I saw him standing at a stoplight. There was a white poster in his left hand and a rosary in his right. He wore a hat to shield the sun. I couldn't see the front of his sign because his back was to me and my
curious nosey self fidgeted in my seat, wondering what it said.
I've seen plenty of folks holding signs. But the sheer fact I couldn't see his, made me want to park, get out of the car, and go take a look.
FOMO is real.
He turned when the light turned green.
"Is it a choice or a child?" That's all it said with a picture of a fetus.
I was impressed by this man standing all by himself in the hot sun. He didn't have a big crowd rallying behind him. He didn't even have a chair to sit down in when his legs got tired.
It made me want to write a sign too. Particularly now, as debates run rampant on the internet [I've learned to stop reading the comments].
I think my sign might say, "You are loved. Like, all of you. That bag of junk and mess you're carrying? He loves all of that."
Truth is, we all wear signs.
Some are more visible than others - things like mother, married, white. Those ones are easy to point out.
But what about the ones we don't wear written on a t-shirt or wrapped around our finger? The ones that run deep in our veins and are embedded in our story and history and experience.
Things like survivor, adopted, addict, lonely.
Our church had a women's night a few months back. A chance to go beyond the weather and what you do, to the things that make your heart beat.
In all honesty, I was reluctant to go because small talk really drains me. I've never been so good at it. I get awkward and uncomfortable and way too emotional.
It's the reason I stopped asking "How are you?" in college because I always got the same answer, "Great!"
And maybe, more than half the time people really were great. But it made me empty and tired because we're not always great, we're not always good. So I changed the question. I started asking, "You doing okay?"
I have those three words to thank for showing up late to many classes senior year.

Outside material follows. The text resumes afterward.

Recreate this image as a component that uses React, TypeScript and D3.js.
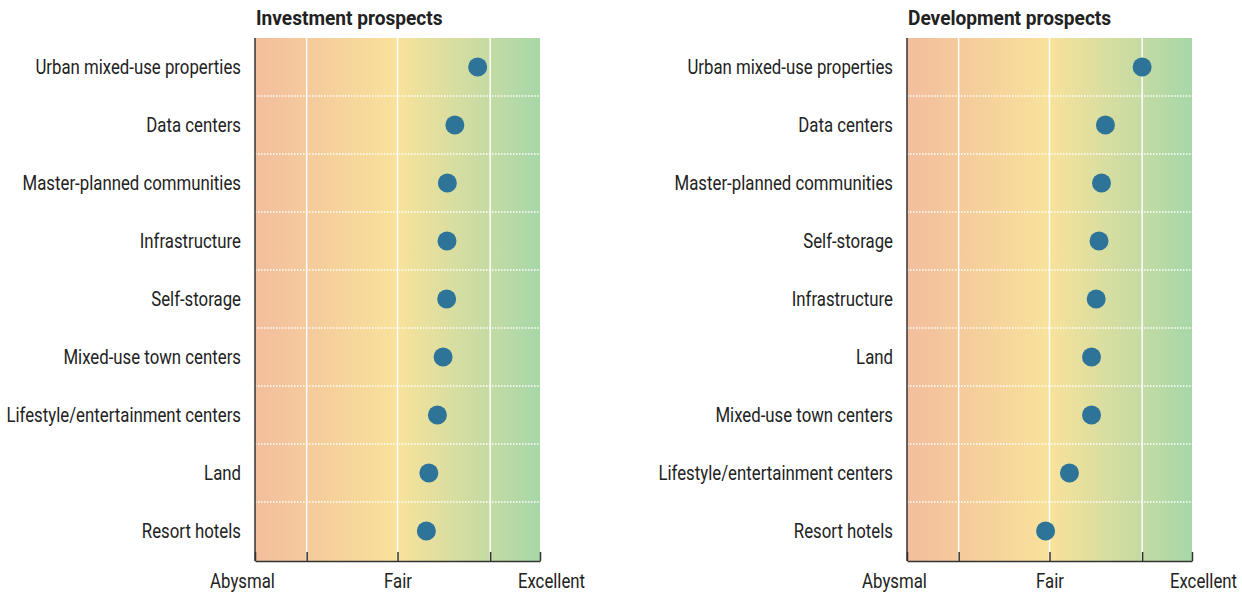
import React, { useEffect, useRef } from 'react';
import * as d3 from 'd3';

const investmentCategories = [
  'Urban mixed-use properties',
  'Data centers',
  'Master-planned communities',
  'Infrastructure',
  'Self-storage',
  'Mixed-use town centers',
  'Lifestyle/entertainment centers',
  'Land',
  'Resort hotels',
];
const investmentValues = [7.25, 6.61, 6.4, 6.39, 6.38, 6.28, 6.12, 5.88, 5.81];

const developmentCategories = [
  'Urban mixed-use properties',
  'Data centers',
  'Master-planned communities',
  'Self-storage',
  'Infrastructure',
  'Land',
  'Mixed-use town centers',
  'Lifestyle/entertainment centers',
  'Resort hotels',
];
const developmentValues = [7.6, 6.57, 6.46, 6.39, 6.31, 6.18, 6.18, 5.56, 4.89];

const tickValues = [1, 2.45, 5, 7.6, 9];
const tickLabels = ['Abysmal', '', 'Fair', '', 'Excellent'];
const gridValues = [2.45, 5, 7.6];

const FONT = 'Roboto, "DejaVu Sans", sans-serif';
const SQUEEZE = 0.84; // the original uses a condensed face

const panels = [
  { title: 'Investment prospects', categories: investmentCategories, values: investmentValues, x0: 255, id: 'inv' },
  { title: 'Development prospects', categories: developmentCategories, values: developmentValues, x0: 907, id: 'dev' },
];

function App() {
  const svgRef = useRef<SVGSVGElement>(null);

  useEffect(() => {
    const svg = d3.select(svgRef.current);
    svg.selectAll('*').remove();

    const plotW = 285;
    const top = 38;
    const bottom = 561;

    panels.forEach(p => {
      const x = d3.scaleLinear().domain([1, 9]).range([p.x0, p.x0 + plotW]);
      const y = d3.scaleBand().domain(p.categories).range([top, bottom - 1]);

      const grad = svg.append('defs').append('linearGradient')
        .attr('id', 'grad-' + p.id)
        .attr('x1', '0%').attr('x2', '100%').attr('y1', '0%').attr('y2', '0%');
      grad.append('stop').attr('offset', '0%').attr('stop-color', '#f3be9d');
      grad.append('stop').attr('offset', '25%').attr('stop-color', '#f5cf9c');
      grad.append('stop').attr('offset', '50%').attr('stop-color', '#f8e29b');
      grad.append('stop').attr('offset', '100%').attr('stop-color', '#a7d7a8');

      const g = svg.append('g');

      g.append('rect')
        .attr('x', x(1)).attr('y', top)
        .attr('width', x(9) - x(1)).attr('height', bottom - top)
        .attr('fill', `url(#grad-${p.id})`);

      // vertical gridlines
      g.selectAll('.vgrid')
        .data(gridValues)
        .enter()
        .append('line')
        .attr('x1', d => x(d)).attr('x2', d => x(d))
        .attr('y1', top).attr('y2', bottom)
        .attr('stroke', '#fff')
        .attr('stroke-width', 1.5);

      // dotted row separators
      g.selectAll('.hgrid')
        .data(p.categories.slice(1))
        .enter()
        .append('line')
        .attr('x1', x(1)).attr('x2', x(9))
        .attr('y1', d => y(d)!).attr('y2', d => y(d)!)
        .attr('stroke', '#fff')
        .attr('stroke-width', 1.3)
        .attr('stroke-dasharray', '1.5,1.5');

      // left axis line
      g.append('line')
        .attr('x1', x(1)).attr('x2', x(1))
        .attr('y1', top).attr('y2', bottom)
        .attr('stroke', '#333')
        .attr('stroke-width', 1.5);

      // bottom axis
      const axis = d3.axisBottom(x)
        .tickValues(tickValues)
        .tickFormat((d, i) => tickLabels[i])
        .tickSizeInner(-9)
        .tickSizeOuter(0)
        .tickPadding(13);

      const ag = g.append('g')
        .attr('transform', `translate(0,${bottom})`)
        .call(axis);
      ag.select('.domain').attr('stroke', '#333').attr('stroke-width', 1.5);
      ag.selectAll('.tick line').attr('stroke', '#333').attr('stroke-width', 1.5);
      // end labels sit a little outside the axis ends
      ag.selectAll('.tick text')
        .attr('fill', '#222')
        .attr('transform', (d, i) => {
          const shift = i === 0 ? -13 : i === tickValues.length - 1 ? 11 : 0;
          return `translate(${shift},0) scale(${SQUEEZE},1)`;
        })
        .style('font-family', FONT)
        .style('font-size', '20px');

      // category labels
      g.selectAll('.label')
        .data(p.categories)
        .enter()
        .append('text')
        .attr('transform', d => `translate(${x(1) - 14},${y(d)! + y.bandwidth() / 2}) scale(${SQUEEZE},1)`)
        .attr('dy', '0.35em')
        .attr('text-anchor', 'end')
        .attr('fill', '#222')
        .style('font-family', FONT)
        .style('font-size', '20px')
        .text(d => d);

      // dots
      g.selectAll('.dot')
        .data(p.values)
        .enter()
        .append('circle')
        .attr('cx', d => x(d))
        .attr('cy', (d, i) => y(p.categories[i])! + y.bandwidth() / 2)
        .attr('r', 9.5)
        .attr('fill', '#2e7499');

      // title
      g.append('text')
        .attr('transform', `translate(${x(1) + 1},25) scale(0.91,1)`)
        .attr('fill', '#222')
        .style('font-family', FONT)
        .style('font-size', '21px')
        .style('font-weight', 'bold')
        .text(p.title);
    });
  }, []);

  return (
    <svg
      ref={svgRef}
      width={1242}
      height={594}
      style={{ position: 'absolute', left: 0, top: 0, background: '#fff' }}
    ></svg>
  );
}

export default App;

I always left those conversations uplifted and encouraged and not so lonely.
Because some days, I wasn't okay and it scared me to think I was the only one.
Of all the parts of that night, the moment that stuck were the signs. Women held large poster boards, walked across the stage, turned to the audience and showed their sign.
"I had an abortion."
"I struggle with an eating disorder."
"I lost my child in a car crash last year."
"I have an anger problem."
The posters kept flashing, one after the other. A guitar played softly in the background.
These women ripped of the facade, giving you a glimpse into the deepest, darkest, most heart wrenching parts of their story. The facade we so often wear for protection, particularly at church. The very place we're told and tell others to come just as you are.
It had to feel like standing in front of a crowd completely naked while you give folks permission to point out the parts they don't like.
I remember such tension in my heart because I'd see a sign, look up at the woman's stoic face and think, her? I thought I had her all figured out.
We think we have folks figured out real quick. Sometimes, we'll judge way before an actual interaction. Simply by the way they order their coffee.
I remember wishing that we always wore a sign.
Even though there is a reason we don't divulge every little thing to every single person. But I couldn't help but wonder, would we be less inclined to judge? Less inclined to compare and choose jealousy?
Because we are all fighting a battle. Each battle is different and unique but each is heavy and significant. Each deserves someone to grab your hand and say, "Hey, I see what you're carrying. And even though my battle looks different than yours. I promise to fight with you and for you if you want."
We are all a bunch of walking signs.
And I want to be better at this friends. Because it's so easy to choose judgement. It's so easy to look another woman up and down and think we have her all figured out. That we know the threads that make her whole.
And I think all of this is heightened with the way our lives are compressed into pictures with captions and hashtags and filters.
But I don't blame social media for this. At our core, instragram or not, we'd still judge.
So maybe it starts with sharing your sign. Maybe it starts with celebrating the sweet and the bitter.
I'll go first.
I quit my job. I quit a full-time with benefits job to do something weighing on my heart to try and give in too. And that terrifies me because it feels so counter-culture. It feels wrong. It feels like I should constantly be striving for more, reaching up high, gaining a new title, striving for new benefits and perks. But there goes that ugly game of comparison again, you know?
And truth is, I hate quitting things. It makes me feel like I am letting people down.
I quit for a lot of reasons. One was to try a new role in a profession I've felt pulled towards. Another was to provide more time, right here with you, in this space. And to some, this is just blank white space. But to all the writers out there, you know it's so much more.
It's where I find purpose and direction. It's where I find God.
Some days I get scared that I made a huge mistake. While others, I feel so good and hopeful and filled up in a way I haven't in a very long time. Truth is, I've talked to God more in the past two weeks than I have the whole year. And He's stripping things away. He's helping this restless beating heart grow. He's making it less about me and more about Him. And that all seems worth it.
Some days, things are really great. I'd rather choose joy and gratitude than heartache. But we can't deny the heartache.
And I think something happens when we share. When we turn our sign around and give folks a chance to read. Because chances are, there are words written on their sign too.
Words that need to be shared and heard and felt.
So, what would your sign say today friend? What might it look like to share that with someone?